WHITE FRAGILITY (ADAPTED FOR YOUNG ADULTS)

Why Understanding Racism Can Be So Hard for White People

by Robin DiAngelo ; adapted by Toni Graves Williamson & Ali Michael

Pub Date: Aug. 9th, 2022
ISBN: 978-0-8070-0736-5
Publisher: Beacon Press

The bestselling primer on racism and complicity, reworked for teen readers.
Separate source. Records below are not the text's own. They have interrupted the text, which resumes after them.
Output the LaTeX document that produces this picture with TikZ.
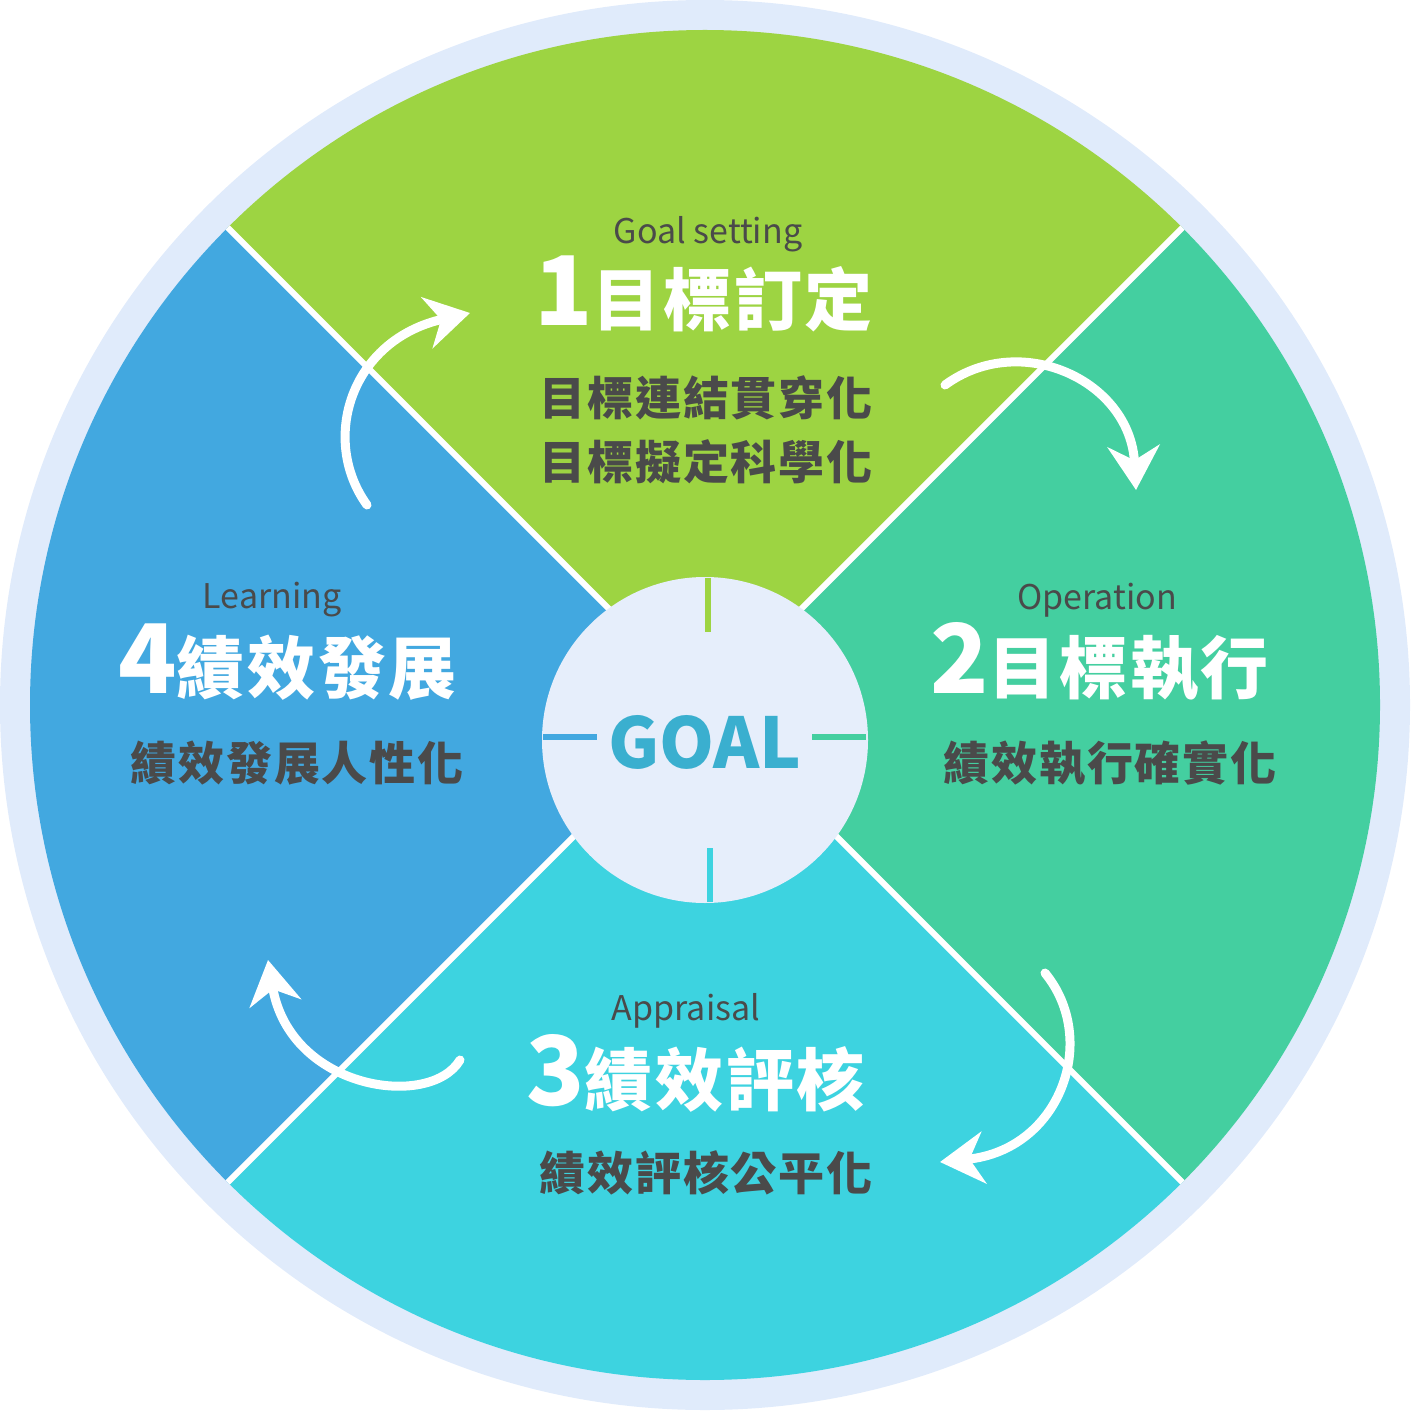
\documentclass[tikz,border=0pt]{standalone}
\usepackage{fontspec}
\setmainfont{Noto Sans CJK TC}
\newfontfamily\spaced[LetterSpace=4]{Noto Sans CJK TC}
\usetikzlibrary{arrows.meta}
\definecolor{ringc}{HTML}{E0EBFB}
\definecolor{goalg}{HTML}{9DD442}
\definecolor{operg}{HTML}{44CFA0}
\definecolor{apprc}{HTML}{3DD3E0}
\definecolor{learnb}{HTML}{42A8E0}
\definecolor{hubc}{HTML}{E6EEFB}
\definecolor{textc}{HTML}{4A4A4A}
\definecolor{goalc}{HTML}{3AAFCF}
\newcommand{\bignum}[1]{{\fontsize{48}{48}\selectfont #1}}
\tikzset{
  engl/.style={text=textc,font=\fontsize{17}{17}\selectfont},
  titl/.style={text=white,font=\spaced\bfseries\fontsize{34}{34}\selectfont,inner sep=0pt},
  subt/.style={text=textc,font=\spaced\bfseries\fontsize{23}{32}\selectfont,align=center},
  swirl/.style={white,line width=4.5pt,line cap=round,-{Stealth[length=22pt,width=26pt]}},
  tick/.style={line width=3pt}
}
\begin{document}
\begin{tikzpicture}[x=0.5pt,y=-0.5pt]
  \useasboundingbox (0,0) rectangle (1410,1411);
  \fill[ringc] (705,705) circle (705);
  \begin{scope}
    \clip (705,705) circle (675);
    \fill[goalg] (705,705) -- (-100,-100) -- (1510,-100) -- cycle;
    \fill[operg] (705,705) -- (1510,-100) -- (1510,1510) -- cycle;
    \fill[apprc] (705,705) -- (1510,1510) -- (-100,1510) -- cycle;
    \fill[learnb] (705,705) -- (-100,1510) -- (-100,-100) -- cycle;
    \draw[white,line width=3pt] (0,0) -- (1410,1410) (1410,0) -- (0,1410);
  \end{scope}
  \fill[hubc] (705,740) circle (163);
  % ticks round the hub
  \draw[tick,goalg] (708,578) -- (708,632);
  \draw[tick,learnb] (543,737) -- (597,737);
  \draw[tick,operg] (812,737) -- (866,737);
  \draw[tick,apprc] (710,848) -- (710,902);
  \node[text=goalc,font=\bfseries\fontsize{35}{35}\selectfont] (goal) at (705,742) {GOAL};
  % 1
  \node[engl] (e1) at (708,234) {Goal setting};
  \node[titl,anchor=west] (t1) at (534,294) {\bignum{1}目標訂定};
  \node[subt] (s1) at (706,430) {目標連結貫穿化\\目標擬定科學化};
  % 2
  \node[engl] (e2) at (1097,600) {Operation};
  \node[titl,anchor=west] (t2) at (930,662) {\bignum{2}目標執行};
  \node[subt] (s2) at (1110,763) {績效執行確實化};
  % 3
  \node[engl] (e3) at (686,1011) {Appraisal};
  \node[titl,anchor=west] (t3) at (526,1073) {\bignum{3}績效評核};
  \node[subt] (s3) at (706,1173) {績效評核公平化};
  % 4
  \node[engl] (e4) at (272,600) {Learning};
  \node[titl,anchor=west] (t4) at (118,662) {\bignum{4}績效發展};
  \node[subt] (s4) at (297,763) {績效發展人性化};
  % arrows
  \draw[swirl] (367,505) .. controls (320,440) and (350,340) .. (470,313);
  \draw[swirl] (945,385) .. controls (1020,330) and (1130,380) .. (1136,490);
  \draw[swirl] (1045,973) .. controls (1100,1040) and (1060,1150) .. (940,1162);
  \draw[swirl] (460,1060) .. controls (430,1110) and (290,1090) .. (268,960);
\end{tikzpicture}
\end{document}
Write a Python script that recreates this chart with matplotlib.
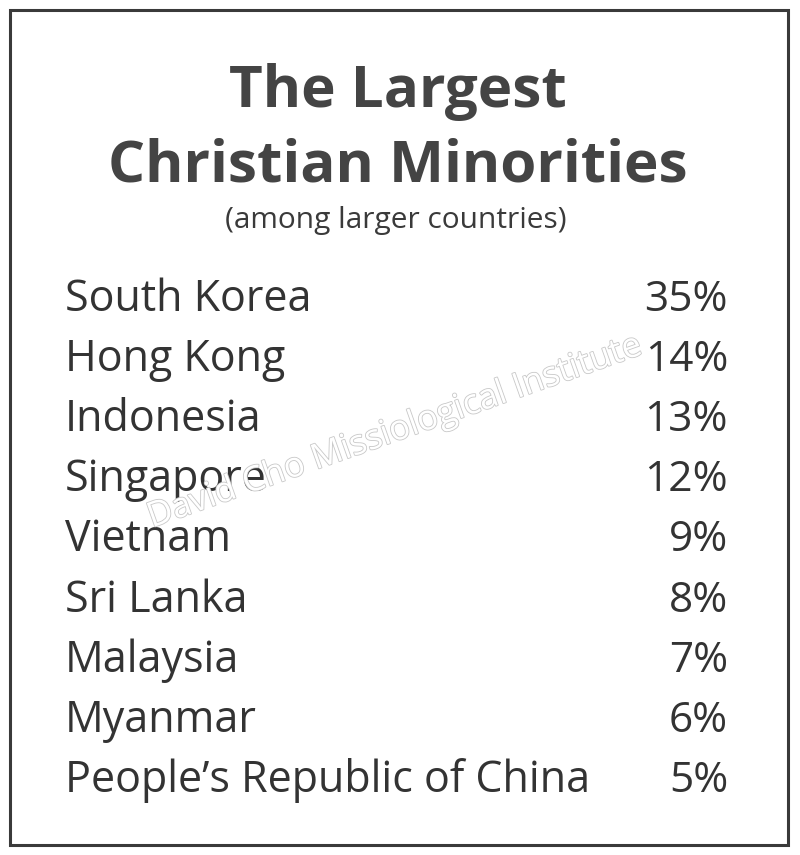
import matplotlib.pyplot as plt
import matplotlib.patheffects as pe
from matplotlib.patches import Rectangle

# Table content
title_lines = ["The Largest", "Christian Minorities"]
subtitle = "(among larger countries)"
countries = ["South Korea", "Hong Kong", "Indonesia", "Singapore", "Vietnam",
             "Sri Lanka", "Malaysia", "Myanmar", "People\u2019s Republic of China"]
percents = [35, 14, 13, 12, 9, 8, 7, 6, 5]
watermark = "David Cho Missiological Institute"

W, H = 800, 855
fig = plt.figure(figsize=(W / 100, H / 100), dpi=100)
fig.patch.set_facecolor("white")
ax = fig.add_axes([0, 0, 1, 1])
ax.set_xlim(0, W)
ax.set_ylim(H, 0)
ax.axis("off")

font = "Open Sans"
ink = "#333333"

# frame
ax.add_patch(Rectangle((10, 10), 778, 835, fill=False, edgecolor="#3a3a3a", lw=2.2))

# title
ax.text(398, 107, title_lines[0], ha="center", va="baseline", fontsize=42,
        fontweight="bold", family=font, color="#444444")
ax.text(398, 181, title_lines[1], ha="center", va="baseline", fontsize=42,
        fontweight="bold", family=font, color="#444444")
ax.text(396, 228, subtitle, ha="center", va="baseline", fontsize=21.5,
        family=font, color="#3a3a3a")

# rows
y0, step = 311, 60.1
for i, (c, p) in enumerate(zip(countries, percents)):
    y = y0 + i * step
    ax.text(65, y, c, ha="left", va="baseline", fontsize=31, family=font, color=ink)
    ax.text(728, y, f"{p}%", ha="right", va="baseline", fontsize=30.5, family=font, color=ink)

# watermark
ax.text(395, 432, watermark, ha="center", va="center", rotation=19.5, fontsize=25,
        family=font, color="white", zorder=5,
        path_effects=[pe.Stroke(linewidth=1.2, foreground="#c8c8c8"), pe.Normal()])

fig.savefig("out.png", dpi=100, facecolor="white")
With this adaptation, Williamson (who is Black) and Michael (who is White) do far more than edit DiAngelo’s text; they take its fundamental concepts and thoughtfully contextualize them for their audience, referencing both media and events that postdate the original work’s 2018 publication. The basic structure of the original is observed, covering White people’s discomfort with talking about race, White supremacy, the myth of colorblindness, and so forth, concluding with steps readers can take to move “from fragility to agility.” A wholly new chapter on understanding racism and allyship in media is tailored to readers who are digital natives. “Afterthoughts” such as journal prompts follow each chapter. Throughout, the co-adapters offer illustrative personal anecdotes, and they set up hypotheticals grounded in the world of teen readers, as when they explore affirmative action through the lens of scholarships and college admissions. When DiAngelo’s own words appear, they are set off as pull quotes in a discordantly fussy faux handwritten display type. Design choices such as this consistently undermine the text. Illustrations range from uninspiring portraits of thinkers referenced to opaque graphics that baffle more than illuminate. Callout boxes occasionally offer definitions, but it’s not clear how definition-worthy vocabulary was determined; in one section, socialization is defined but not meritocracy or ideology. Such elements undermine the work’s ability to serve its intended readership.

Solid content let down by poorly executed, reader-unfriendly design.